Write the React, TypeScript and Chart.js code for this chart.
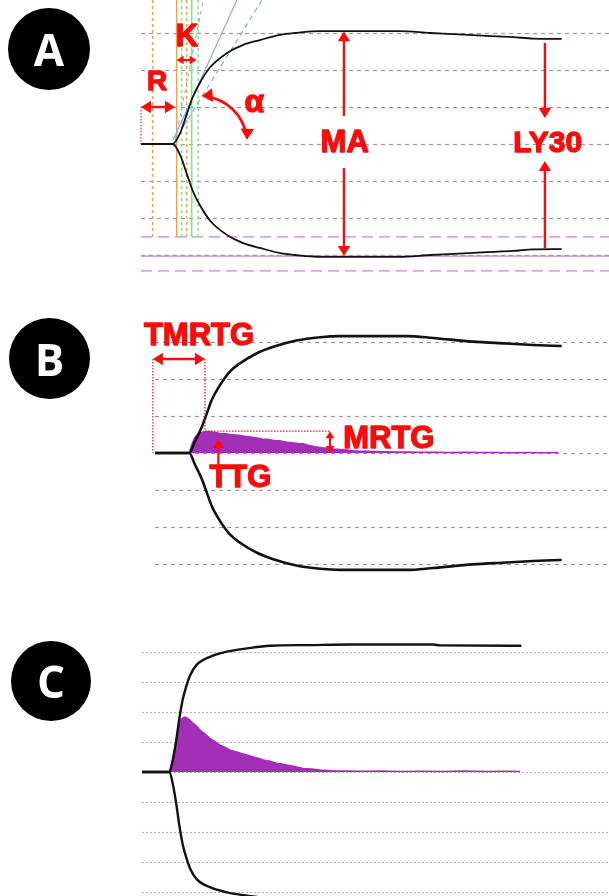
import { useEffect, useRef } from "react";
import { Chart, registerables } from "chart.js";

Chart.register(...registerables);

// ---------------- data (time in minutes, amplitude in mm) ----------------
// Panel A – TEG trace
const A_TIME = [0, 4.5, 5.6, 6.6, 7.4, 8.4, 9.9, 12.3, 14.6, 17.0, 19.9, 22.0, 25.6, 37.0, 41.3, 44.6, 49.4, 53.1, 56.0, 60.1];
const A_AMP = [0, 0, 3.0, 8.4, 12.7, 16.5, 20.8, 24.6, 26.8, 28.1, 29.5, 30.0, 30.5, 30.5, 30.0, 29.7, 29.2, 28.9, 28.5, 28.4];
const A_GRID = [-30, -20, -10, 0, 10, 20, 30];
const A_PINK_DASHED = [-25.1, -34.3];
const A_PINK_SOLID = [-30.3];
const A_R_DOTTED = [1.67, 6.52];
const A_R_SOLID = [5.1];
const A_K_DOTTED = [5.81, 8.19];
const A_K_SOLID = [7.24];

// Panel B – TEG trace + thrombin generation
const B_TIME = [0, 4.9, 5.7, 6.7, 7.4, 8.1, 9.3, 10.7, 12.1, 14.5, 16.9, 20.2, 23.6, 26.4, 36.0, 39.7, 45.4, 50.2, 54.0, 58.1];
const B_AMP = [0, 0, 3.1, 7.1, 10.7, 14.3, 18.4, 22.0, 24.2, 26.9, 28.7, 30.4, 31.3, 31.6, 31.6, 31.1, 30.1, 29.6, 29.2, 28.9];
const B_TG_TIME = [4.9, 5.3, 5.7, 6.2, 6.9, 7.6, 8.4, 9.3, 10.2, 11.0, 11.9, 12.8, 13.6, 14.4, 15.3, 16.1, 17.0, 17.8, 18.7, 19.5, 20.4, 21.2, 22.1, 22.9, 23.8, 24.6, 25.5, 26.4, 27.4, 28.3, 29.4, 30.4, 31.6, 33.0, 34.5, 36.2, 38.0, 40.0, 42.1, 44.3, 46.5, 48.8, 51.0, 53.3, 55.5, 57.6];
const B_TG = [0, 2.5, 4.2, 5.2, 5.7, 5.8, 5.6, 5.3, 5.2, 4.9, 4.8, 4.5, 4.3, 4.1, 3.8, 3.7, 3.4, 3.3, 3.0, 2.8, 2.6, 2.5, 2.0, 1.7, 1.45, 1.3, 1.1, 0.95, 0.8, 0.6, 0.5, 0.45, 0.4, 0.35, 0.3, 0.25, 0.2, 0.22, 0.15, 0.18, 0.12, 0.15, 0.1, 0.14, 0.1, 0.12];
const B_GRID = [-30, -20, -10, 0, 10, 20, 30];

// Panel C – TEG trace + thrombin generation
const C_TIME = [0, 3.9, 4.4, 4.9, 5.3, 5.8, 6.3, 6.9, 7.8, 9.7, 12.1, 15.0, 18.3, 23.5, 29.7, 41.6, 42.6, 54.2];
const C_AMP = [0, 0, 4.0, 10.7, 17.3, 24.0, 28.4, 32.3, 35.7, 38.4, 40.1, 41.2, 42.1, 42.3, 42.5, 42.5, 42.2, 42.1];
const C_TG_TIME = [3.9, 4.4, 4.9, 5.3, 5.6, 5.9, 6.2, 6.5, 6.9, 7.3, 7.8, 8.3, 8.9, 9.7, 10.4, 11.1, 11.9, 12.6, 13.4, 14.2, 15.0, 15.8, 16.6, 17.3, 18.3, 19.2, 20.0, 20.7, 21.8, 23.0, 24.2, 25.4, 26.6, 27.8, 29.5, 31.5, 34.0, 37.0, 40.0, 43.0, 46.0, 49.0, 52.0, 54.0];
const C_TG = [0, 4.0, 10.7, 15.0, 17.5, 18.2, 18.3, 17.9, 17.2, 16.2, 15.3, 14.0, 12.9, 11.2, 10.2, 9.0, 8.2, 7.3, 6.8, 6.2, 5.7, 5.1, 4.6, 4.0, 3.6, 2.9, 2.7, 2.3, 1.8, 1.2, 1.0, 0.7, 0.5, 0.3, 0.35, 0.25, 0.3, 0.2, 0.25, 0.15, 0.3, 0.2, 0.25, 0.2];
const C_GRID = [-40, -30, -20, -10, 0, 10, 20, 30, 40];

// ---------------- styles ----------------
const RED = "#ff0a0a";
const PURPLE = "#a22fb5";
const GRID = "#9a9a9a";
const PINK = "#dca0ec";
const ORANGE = "#f7a43a";
const GREEN = "#86e486";
const BLUE = "#80a8f5";
const FONT = "'Liberation Sans', Arial, sans-serif";

// ---------------- drawing helpers ----------------
function line(ctx: any, x1: number, y1: number, x2: number, y2: number, color: string, dash: number[], width: number) {
  ctx.save();
  ctx.strokeStyle = color;
  ctx.setLineDash(dash);
  ctx.lineWidth = width;
  ctx.beginPath();
  ctx.moveTo(x1, y1);
  ctx.lineTo(x2, y2);
  ctx.stroke();
  ctx.restore();
}

function head(ctx: any, x: number, y: number, ang: number, size: number) {
  ctx.save();
  ctx.translate(x, y);
  ctx.rotate(ang);
  ctx.beginPath();
  ctx.moveTo(0, 0);
  ctx.lineTo(-size, -size * 0.62);
  ctx.lineTo(-size, size * 0.62);
  ctx.closePath();
  ctx.fill();
  ctx.restore();
}

function arrow(ctx: any, x1: number, y1: number, x2: number, y2: number, hs: boolean, he: boolean, size = 10, width = 2.4) {
  const ang = Math.atan2(y2 - y1, x2 - x1);
  const c = Math.cos(ang), s = Math.sin(ang);
  const sx = hs ? x1 + c * size * 0.8 : x1;
  const sy = hs ? y1 + s * size * 0.8 : y1;
  const ex = he ? x2 - c * size * 0.8 : x2;
  const ey = he ? y2 - s * size * 0.8 : y2;
  ctx.save();
  ctx.strokeStyle = RED;
  ctx.fillStyle = RED;
  ctx.lineWidth = width;
  ctx.setLineDash([]);
  ctx.beginPath();
  ctx.moveTo(sx, sy);
  ctx.lineTo(ex, ey);
  ctx.stroke();
  if (he) head(ctx, x2, y2, ang, size);
  if (hs) head(ctx, x1, y1, ang + Math.PI, size);
  ctx.restore();
}

function label(ctx: any, text: string, x: number, y: number, size: number) {
  ctx.save();
  ctx.fillStyle = RED;
  ctx.strokeStyle = RED;
  ctx.lineWidth = 1.3;
  ctx.lineJoin = "round";
  ctx.font = `bold ${size}px ${FONT}`;
  ctx.textAlign = "center";
  ctx.textBaseline = "alphabetic";
  ctx.fillText(text, x, y);
  ctx.strokeText(text, x, y);
  ctx.restore();
}

function grid(chart: any, values: number[], dash: number[], color: string, width: number) {
  const { ctx, chartArea: ca, scales } = chart;
  values.forEach((v) => {
    const py = Math.round(scales.y.getPixelForValue(v)) + 0.5;
    line(ctx, ca.left, py, ca.right, py, color, dash, width);
  });
}

// ---------------- plugins ----------------
const pluginA = {
  id: "panelA",
  beforeDatasetsDraw(chart: any) {
    const { ctx, chartArea: ca, scales } = chart;
    const X = (t: number) => scales.x.getPixelForValue(t);
    const Y = (v: number) => scales.y.getPixelForValue(v);
    A_PINK_DASHED.forEach((v) => line(ctx, ca.left, Y(v), ca.right, Y(v), PINK, [11, 6], 1.6));
    A_PINK_SOLID.forEach((v) => line(ctx, ca.left, Y(v), ca.right, Y(v), PINK, [], 1.6));
    grid(chart, A_GRID, [4, 4], GRID, 1.2);
    const bottom = Y(-25.1);
    A_R_DOTTED.forEach((t) => line(ctx, X(t), ca.top, X(t), bottom, ORANGE, [3, 3], 1.6));
    A_R_SOLID.forEach((t) => line(ctx, X(t), ca.top, X(t), bottom, ORANGE, [], 1.6));
    A_K_DOTTED.forEach((t) => line(ctx, X(t), ca.top, X(t), bottom, GREEN, [3, 3], 1.6));
    A_K_SOLID.forEach((t) => line(ctx, X(t), ca.top, X(t), bottom, GREEN, [], 1.6));
    // alpha tangents
    line(ctx, X(4.6), Y(1.1), X(13.7), Y(38.9), BLUE, [], 1.2);
    line(ctx, X(6.0), Y(4.6), X(17.3), Y(38.9), BLUE, [5, 4], 1.2);
    line(ctx, X(4.9), Y(1.1), X(8.9), Y(38.9), BLUE, [4, 4], 1);
  },
  afterDatasetsDraw(chart: any) {
    const { ctx, scales } = chart;
    const X = (t: number) => scales.x.getPixelForValue(t);
    const Y = (v: number) => scales.y.getPixelForValue(v);
    // R
    line(ctx, X(0), Y(10), X(0), Y(0), RED, [1.5, 1.5], 1);
    arrow(ctx, X(0), Y(10), X(4.86), Y(10), true, true);
    label(ctx, "R", X(2.29), Y(14.6), 28);
    // K
    arrow(ctx, X(5.09), Y(22.7), X(7.95), Y(22.7), true, true, 7, 2);
    label(ctx, "K", X(6.57), Y(26.6), 31);
    // alpha arc
    const cx = X(8.43), cy = Y(0.27), r = 47;
    const a0 = (-88 * Math.PI) / 180, a1 = (-4 * Math.PI) / 180;
    ctx.save();
    ctx.strokeStyle = RED;
    ctx.fillStyle = RED;
    ctx.lineWidth = 2.8;
    ctx.beginPath();
    ctx.arc(cx, cy, r, a0 + 0.12, a1 - 0.12);
    ctx.stroke();
    head(ctx, cx + r * Math.cos(a0), cy + r * Math.sin(a0), a0 - Math.PI / 2 - 0.12, 11);
    head(ctx, cx + r * Math.cos(a1), cy + r * Math.sin(a1), a1 + Math.PI / 2 + 0.12, 11);
    ctx.restore();
    label(ctx, "α", X(16.2), Y(8.6), 32);
    // MA
    arrow(ctx, X(29.0), Y(7.57), X(29.0), Y(30.5), false, true);
    arrow(ctx, X(29.0), Y(-6.5), X(29.0), Y(-30.3), false, true);
    label(ctx, "MA", X(29.1), Y(-2.16), 31);
    // LY30
    arrow(ctx, X(57.7), Y(27.3), X(57.7), Y(7.0), false, true);
    arrow(ctx, X(57.7), Y(-28.1), X(57.7), Y(-4.6), false, true);
    label(ctx, "LY30", X(58.1), Y(-2.16), 30);
  },
};

const pluginB = {
  id: "panelB",
  beforeDatasetsDraw(chart: any) {
    grid(chart, B_GRID, [4, 4], GRID, 1.2);
  },
  afterDatasetsDraw(chart: any) {
    const { ctx, scales } = chart;
    const X = (t: number) => scales.x.getPixelForValue(t);
    const Y = (v: number) => scales.y.getPixelForValue(v);
    // TMRTG
    line(ctx, X(-0.3), Y(25.4), X(-0.3), Y(0), RED, [1.5, 1.5], 1.2);
    line(ctx, X(7.14), Y(25.4), X(7.14), Y(5.9), RED, [1.5, 1.5], 1.2);
    arrow(ctx, X(-0.3), Y(25.4), X(7.14), Y(25.4), true, true);
    label(ctx, "TMRTG", X(6.29), Y(29.2), 31);
    // MRTG
    line(ctx, X(7.14), Y(5.9), X(25.0), Y(5.9), RED, [1.5, 1.5], 1.2);
    arrow(ctx, X(25.0), Y(5.9), X(25.0), Y(0), true, true, 7, 2);
    label(ctx, "MRTG", X(33.4), Y(1.35), 31);
    // TTG
    arrow(ctx, X(9.05), Y(-3.5), X(9.05), Y(3.8), false, true, 9, 2.2);
    label(ctx, "TTG", X(12.2), Y(-9.2), 31);
  },
};

const pluginC = {
  id: "panelC",
  beforeDatasetsDraw(chart: any) {
    grid(chart, C_GRID, [2, 2], "#b4b4b4", 1.2);
  },
};

// ---------------- chart config builder ----------------
function buildConfig(p: any) {
  const datasets: any[] = [
    {
      data: p.time.map((t: number, i: number) => ({ x: t, y: p.amp[i] })),
      borderColor: "#111",
      borderWidth: p.width,
      pointRadius: 0,
      fill: false,
      cubicInterpolationMode: "monotone",
    },
    {
      data: p.time.map((t: number, i: number) => ({ x: t, y: -p.amp[i] })),
      borderColor: "#111",
      borderWidth: p.width,
      pointRadius: 0,
      fill: false,
      cubicInterpolationMode: "monotone",
    },
  ];
  if (p.tgTime) {
    datasets.push({
      data: p.tgTime.map((t: number, i: number) => ({ x: t, y: p.tg[i] })),
      borderColor: PURPLE,
      backgroundColor: PURPLE,
      borderWidth: 1.5,
      pointRadius: 0,
      fill: "origin",
      tension: 0,
    });
  }
  return {
    type: "line",
    data: { datasets },
    options: {
      responsive: false,
      animation: false,
      devicePixelRatio: 1,
      events: [],
      layout: { padding: { left: p.padLeft, right: 0, top: 0, bottom: 0 } },
      plugins: { legend: { display: false }, tooltip: { enabled: false } },
      scales: {
        x: { type: "linear", min: 0, max: p.xMax, display: false },
        y: { type: "linear", min: p.yMin, max: p.yMax, display: false },
      },
    },
    plugins: [p.plugin],
  };
}

function Panel({ top, height, build }: { top: number; height: number; build: () => any }) {
  const ref = useRef<HTMLCanvasElement>(null);
  useEffect(() => {
    const chart = new Chart(ref.current as HTMLCanvasElement, build());
    return () => chart.destroy();
  }, []);
  return (
    <canvas
      ref={ref}
      width={609}
      height={height}
      style={{ position: "absolute", left: 0, top, width: 609, height }}
    />
  );
}

function Badge({ letter, cx, cy, r }: { letter: string; cx: number; cy: number; r: number }) {
  return (
    <div
      style={{
        position: "absolute",
        left: cx - r,
        top: cy - r,
        width: 2 * r,
        height: 2 * r,
        borderRadius: "50%",
        background: "#000",
        color: "#fff",
        display: "flex",
        alignItems: "center",
        justifyContent: "center",
        fontFamily: "'Open Sans', Arial, sans-serif",
        fontWeight: 700,
        fontSize: 44,
        lineHeight: 1,
        zIndex: 2,
      }}
    >
      {letter}
    </div>
  );
}

export default function App() {
  return (
    <div style={{ position: "absolute", left: 0, top: 0, width: 609, height: 896, background: "#fff", overflow: "hidden" }}>
      <Panel
        top={0}
        height={288}
        build={() =>
          buildConfig({ time: A_TIME, amp: A_AMP, width: 1.8, padLeft: 141, xMax: 468 / 7, yMin: -144 / 3.7, yMax: 144 / 3.7, plugin: pluginA })
        }
      />
      <Panel
        top={290}
        height={326}
        build={() =>
          buildConfig({ time: B_TIME, amp: B_AMP, tgTime: B_TG_TIME, tg: B_TG, width: 2.6, padLeft: 155, xMax: 454 / 7, yMin: -163 / 3.7, yMax: 163 / 3.7, plugin: pluginB })
        }
      />
      <Panel
        top={616}
        height={280}
        build={() =>
          buildConfig({ time: C_TIME, amp: C_AMP, tgTime: C_TG_TIME, tg: C_TG, width: 2.4, padLeft: 142, xMax: 467 / 7, yMin: -124 / 3, yMax: 156 / 3, plugin: pluginC })
        }
      />
      <Badge letter="A" cx={49} cy={49} r={41} />
      <Badge letter="B" cx={49.5} cy={358.5} r={40.5} />
      <Badge letter="C" cx={51} cy={681} r={40} />
    </div>
  );
}
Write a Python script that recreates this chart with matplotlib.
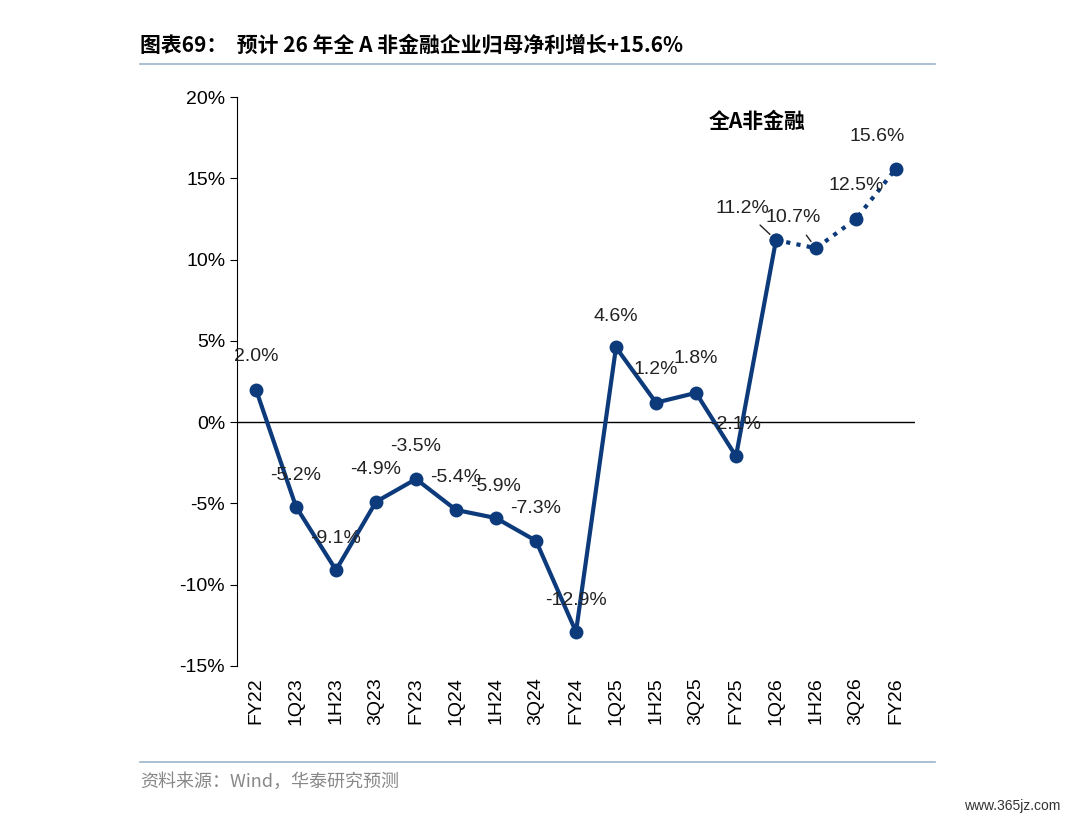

AIM: In the listing above, find each line with the word "Write" and copy it.

ANSWER TO THIS TASK:
Write the React, TypeScript and Chart.js code for this chart.
Write a Python script that recreates this chart with matplotlib.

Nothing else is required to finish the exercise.